AIM OF THE EXERCISE
Reproduce every line of the listing as written, apart from the pictures.

------

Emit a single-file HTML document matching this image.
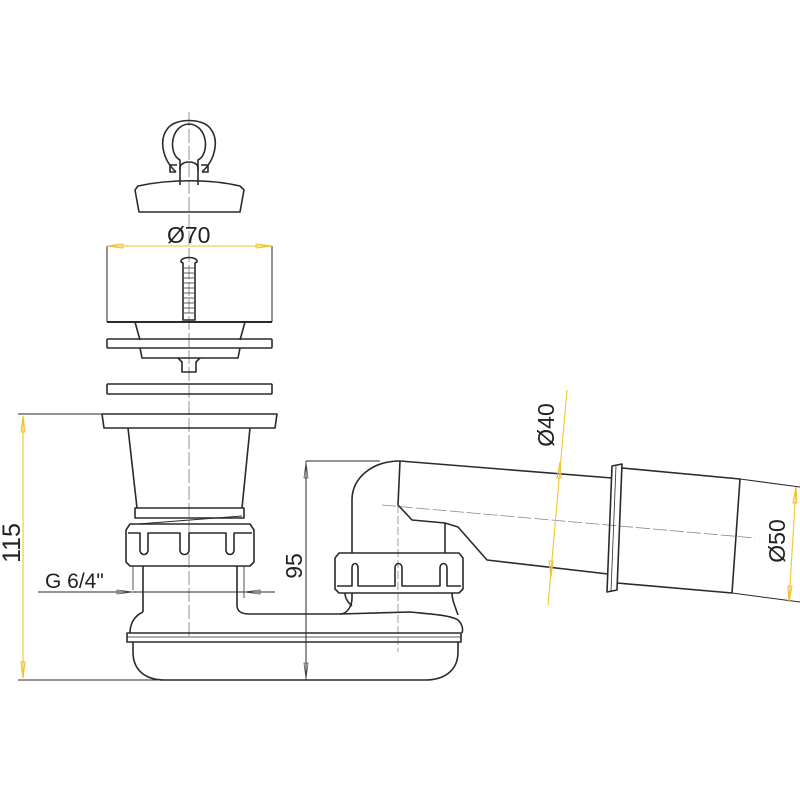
<!DOCTYPE html>
<html><head><style>html,body{margin:0;padding:0;background:#fff}svg{display:block}</style></head>
<body>
<svg width="800" height="800" viewBox="0 0 800 800" xmlns="http://www.w3.org/2000/svg" font-family="Liberation Sans, Arial, sans-serif">
<g fill="none" stroke="#2a2a2a" stroke-width="1.6" stroke-linejoin="round">
<!-- center lines -->
<line x1="189" y1="112" x2="189" y2="637" stroke="#777" stroke-width="0.8" stroke-dasharray="14,3"/>
<line x1="398" y1="505" x2="398" y2="652" stroke="#888" stroke-width="0.8" stroke-dasharray="8,3"/>
<line x1="382" y1="505" x2="755" y2="538" stroke="#888" stroke-width="0.8" stroke-dasharray="14,3"/>
<!-- stopper ring -->
<path d="M180 170 L180 160 C168 154 170 125 189 124 C208 125 210 154 198 160 L198 170"/>
<path d="M176 172 C163 160 158 140 168 128 C176 118 202 118 210 128 C220 140 215 160 202 172"/>
<path d="M177 165 L170 165 L170 172 L176 172 M201 165 L208 165 L208 172 L202 172"/>
<path d="M180 185 L180 168 C180 160 198 160 198 168 L198 185"/>
<path d="M138 186 C170 179 210 179 240 186 L244 190 L240 212 L139 212 L135 190 Z"/>
<!-- strainer -->
<line x1="107" y1="246" x2="107" y2="322" stroke-width="1"/>
<line x1="272" y1="246" x2="272" y2="322" stroke-width="1"/>
<path d="M181 262 C180 256 198 256 197 262 L195 263 L195 320 L183 320 L183 263 Z"/>
<path d="M184 268 H194 M184 273 H194 M184 278 H194 M184 283 H194 M184 288 H194 M184 293 H194 M184 298 H194 M184 303 H194 M184 308 H194 M184 313 H194" stroke-width="0.8"/>
<line x1="107" y1="322" x2="272" y2="322" stroke-width="2"/>
<path d="M135 322 L140 340 M245 322 L240 340"/>
<rect x="107" y="339" width="165" height="9" rx="1"/>
<path d="M140 348 L142 358 L238 358 L240 348"/>
<path d="M178 358 L182 362 L182 372 L196 372 L196 362 L200 358"/>
<!-- washer -->
<rect x="107" y="384" width="165" height="10" rx="1"/>
<!-- flange -->
<path d="M102 414 L277 414 L275 428 L104 428 Z"/>
<path d="M128 428 L137 508 M250 428 L242 508"/>
<rect x="135" y="508" width="109" height="10"/>
<line x1="138" y1="524" x2="242" y2="516" stroke-width="1"/>
<!-- left nut -->
<path d="M130 524 L250 524 L254 530 L254 562 L250 566 L130 566 L126 562 L126 530 Z"/>
<path d="M128 533 L140 533 L140 550 C140 556 148 556 148 550 L148 533 L180 533 L180 550 C180 556 189 556 189 550 L189 533 L226 533 L226 550 C226 556 234 556 234 550 L234 533 L252 533"/>
<path d="M133 566 L133 590 M244 566 L244 598" stroke-width="0.8"/>
<path d="M143 566 L143 612 M237 566 L237 605 C237 612 242 614 250 614 L340 614 C348 614 352 605 352 598 L352 593"/>
<!-- body -->
<path d="M143 612 C134 616 130 624 130 633 M340 614 L410 612 C430 614 450 615 458 620 C463 625 463 630 462 633"/>
<rect x="127" y="633" width="334" height="9"/>
<line x1="127" y1="637" x2="461" y2="637" stroke-width="0.8"/>
<path d="M133 642 L133 652 C133 670 145 680 165 680 L425 680 C445 680 458 670 458 652 L458 642"/>
<!-- right riser -->
<path d="M352 553 L352 500 C352 478 372 461 400 461"/>
<path d="M400 461 L612 478"/>
<path d="M400 461 L398 505 L412 520 L445 523 L458 527 L487 560 L608 574"/>
<line x1="445" y1="523" x2="445" y2="553"/>
<path d="M339 553 L459 553 L463 558 L463 589 L459 593 L339 593 L335 589 L335 558 Z"/>
<path d="M337 586 L352 586 L352 568 C352 562 358 562 358 568 L358 586 L395 586 L395 568 C395 562 402 562 402 568 L402 586 L440 586 L440 568 C440 562 447 562 447 568 L447 586 L461 586"/>
<path d="M345 593 C345 600 350 604 352 606 M452 593 C452 600 455 606 458 615"/>
<!-- collar and large pipe -->
<path d="M612 466 L622 464 L617 590 L607 592 Z"/>
<line x1="616" y1="466" x2="611" y2="591" stroke-width="0.8"/>
<path d="M622 468 L740 479 L732 593 L617 583"/>
<!-- dimension/extension lines -->
<line x1="18" y1="414" x2="102" y2="414" stroke-width="1"/>
<line x1="18" y1="680" x2="430" y2="680" stroke-width="1"/>
<line x1="306" y1="461" x2="380" y2="461" stroke-width="1"/>
<line x1="306" y1="461" x2="306" y2="680" stroke-width="1"/>
<line x1="38" y1="592" x2="275" y2="592" stroke-width="0.9"/>
<line x1="740" y1="479" x2="800" y2="487" stroke-width="1"/>
<line x1="732" y1="593" x2="800" y2="602" stroke-width="1"/>
</g>
<g fill="none" stroke="#555" stroke-width="0.8">
<path d="M306 462 L304 478 L308 478 Z M306 679 L304 663 L308 663 Z"/>
<path d="M133 592 L117 590 L117 594 Z M244 592 L260 590 L260 594 Z"/>
</g>
<g stroke="#f2c230" stroke-width="1.1" fill="none">
<line x1="107" y1="246" x2="272" y2="246"/>
<path d="M107 246 L123 244 L123 248 Z M272 246 L256 244 L256 248 Z"/>
<line x1="23" y1="416" x2="23" y2="678"/>
<path d="M23 416 L21 432 L25 432 Z M23 678 L21 662 L25 662 Z"/>
<line x1="567" y1="390" x2="548" y2="605"/>
<path d="M560 462 L557 478 L561 478 Z M551 577 L549 561 L553 561 Z"/>
<line x1="796" y1="487" x2="789" y2="602"/>
<path d="M796 487 L793 503 L797 503 Z M789 602 L788 586 L792 586 Z"/>
</g>
<g fill="#222" font-size="23">
<text x="167" y="243">Ø70</text>
<text x="45" y="588" font-size="21">G 6/4"</text>
<text transform="translate(20,543) rotate(-90)" text-anchor="middle" font-size="25">115</text>
<text transform="translate(302,566) rotate(-90)" text-anchor="middle">95</text>
<text transform="translate(554,425) rotate(-90)" text-anchor="middle">Ø40</text>
<text transform="translate(785,541) rotate(-90)" text-anchor="middle">Ø50</text>
</g>
</svg>
</body></html>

------

CORRECT RESPONSE
Emit a single-file HTML document matching this image.
<!DOCTYPE html>
<html><head><style>html,body{margin:0;padding:0;background:#fff}svg{display:block}</style></head>
<body>
<svg width="800" height="800" viewBox="0 0 800 800" xmlns="http://www.w3.org/2000/svg" font-family="Liberation Sans, Arial, sans-serif">
<g fill="none" stroke="#2a2a2a" stroke-width="1.6" stroke-linejoin="round">
<!-- center lines -->
<line x1="189" y1="112" x2="189" y2="637" stroke="#777" stroke-width="0.8" stroke-dasharray="14,3"/>
<line x1="398" y1="505" x2="398" y2="652" stroke="#888" stroke-width="0.8" stroke-dasharray="8,3"/>
<line x1="382" y1="505" x2="755" y2="538" stroke="#888" stroke-width="0.8" stroke-dasharray="14,3"/>
<!-- stopper ring -->
<path d="M180 170 L180 160 C168 154 170 125 189 124 C208 125 210 154 198 160 L198 170"/>
<path d="M176 172 C163 160 158 140 168 128 C176 118 202 118 210 128 C220 140 215 160 202 172"/>
<path d="M177 165 L170 165 L170 172 L176 172 M201 165 L208 165 L208 172 L202 172"/>
<path d="M180 185 L180 168 C180 160 198 160 198 168 L198 185"/>
<path d="M138 186 C170 179 210 179 240 186 L244 190 L240 212 L139 212 L135 190 Z"/>
<!-- strainer -->
<line x1="107" y1="246" x2="107" y2="322" stroke-width="1"/>
<line x1="272" y1="246" x2="272" y2="322" stroke-width="1"/>
<path d="M181 262 C180 256 198 256 197 262 L195 263 L195 320 L183 320 L183 263 Z"/>
<path d="M184 268 H194 M184 273 H194 M184 278 H194 M184 283 H194 M184 288 H194 M184 293 H194 M184 298 H194 M184 303 H194 M184 308 H194 M184 313 H194" stroke-width="0.8"/>
<line x1="107" y1="322" x2="272" y2="322" stroke-width="2"/>
<path d="M135 322 L140 340 M245 322 L240 340"/>
<rect x="107" y="339" width="165" height="9" rx="1"/>
<path d="M140 348 L142 358 L238 358 L240 348"/>
<path d="M178 358 L182 362 L182 372 L196 372 L196 362 L200 358"/>
<!-- washer -->
<rect x="107" y="384" width="165" height="10" rx="1"/>
<!-- flange -->
<path d="M102 414 L277 414 L275 428 L104 428 Z"/>
<path d="M128 428 L137 508 M250 428 L242 508"/>
<rect x="135" y="508" width="109" height="10"/>
<line x1="138" y1="524" x2="242" y2="516" stroke-width="1"/>
<!-- left nut -->
<path d="M130 524 L250 524 L254 530 L254 562 L250 566 L130 566 L126 562 L126 530 Z"/>
<path d="M128 533 L140 533 L140 550 C140 556 148 556 148 550 L148 533 L180 533 L180 550 C180 556 189 556 189 550 L189 533 L226 533 L226 550 C226 556 234 556 234 550 L234 533 L252 533"/>
<path d="M133 566 L133 590 M244 566 L244 598" stroke-width="0.8"/>
<path d="M143 566 L143 612 M237 566 L237 605 C237 612 242 614 250 614 L340 614 C348 614 352 605 352 598 L352 593"/>
<!-- body -->
<path d="M143 612 C134 616 130 624 130 633 M340 614 L410 612 C430 614 450 615 458 620 C463 625 463 630 462 633"/>
<rect x="127" y="633" width="334" height="9"/>
<line x1="127" y1="637" x2="461" y2="637" stroke-width="0.8"/>
<path d="M133 642 L133 652 C133 670 145 680 165 680 L425 680 C445 680 458 670 458 652 L458 642"/>
<!-- right riser -->
<path d="M352 553 L352 500 C352 478 372 461 400 461"/>
<path d="M400 461 L612 478"/>
<path d="M400 461 L398 505 L412 520 L445 523 L458 527 L487 560 L608 574"/>
<line x1="445" y1="523" x2="445" y2="553"/>
<path d="M339 553 L459 553 L463 558 L463 589 L459 593 L339 593 L335 589 L335 558 Z"/>
<path d="M337 586 L352 586 L352 568 C352 562 358 562 358 568 L358 586 L395 586 L395 568 C395 562 402 562 402 568 L402 586 L440 586 L440 568 C440 562 447 562 447 568 L447 586 L461 586"/>
<path d="M345 593 C345 600 350 604 352 606 M452 593 C452 600 455 606 458 615"/>
<!-- collar and large pipe -->
<path d="M612 466 L622 464 L617 590 L607 592 Z"/>
<line x1="616" y1="466" x2="611" y2="591" stroke-width="0.8"/>
<path d="M622 468 L740 479 L732 593 L617 583"/>
<!-- dimension/extension lines -->
<line x1="18" y1="414" x2="102" y2="414" stroke-width="1"/>
<line x1="18" y1="680" x2="430" y2="680" stroke-width="1"/>
<line x1="306" y1="461" x2="380" y2="461" stroke-width="1"/>
<line x1="306" y1="461" x2="306" y2="680" stroke-width="1"/>
<line x1="38" y1="592" x2="275" y2="592" stroke-width="0.9"/>
<line x1="740" y1="479" x2="800" y2="487" stroke-width="1"/>
<line x1="732" y1="593" x2="800" y2="602" stroke-width="1"/>
</g>
<g fill="none" stroke="#555" stroke-width="0.8">
<path d="M306 462 L304 478 L308 478 Z M306 679 L304 663 L308 663 Z"/>
<path d="M133 592 L117 590 L117 594 Z M244 592 L260 590 L260 594 Z"/>
</g>
<g stroke="#f2c230" stroke-width="1.1" fill="none">
<line x1="107" y1="246" x2="272" y2="246"/>
<path d="M107 246 L123 244 L123 248 Z M272 246 L256 244 L256 248 Z"/>
<line x1="23" y1="416" x2="23" y2="678"/>
<path d="M23 416 L21 432 L25 432 Z M23 678 L21 662 L25 662 Z"/>
<line x1="567" y1="390" x2="548" y2="605"/>
<path d="M560 462 L557 478 L561 478 Z M551 577 L549 561 L553 561 Z"/>
<line x1="796" y1="487" x2="789" y2="602"/>
<path d="M796 487 L793 503 L797 503 Z M789 602 L788 586 L792 586 Z"/>
</g>
<g fill="#222" font-size="23">
<text x="167" y="243">Ø70</text>
<text x="45" y="588" font-size="21">G 6/4"</text>
<text transform="translate(20,543) rotate(-90)" text-anchor="middle" font-size="25">115</text>
<text transform="translate(302,566) rotate(-90)" text-anchor="middle">95</text>
<text transform="translate(554,425) rotate(-90)" text-anchor="middle">Ø40</text>
<text transform="translate(785,541) rotate(-90)" text-anchor="middle">Ø50</text>
</g>
</svg>
</body></html>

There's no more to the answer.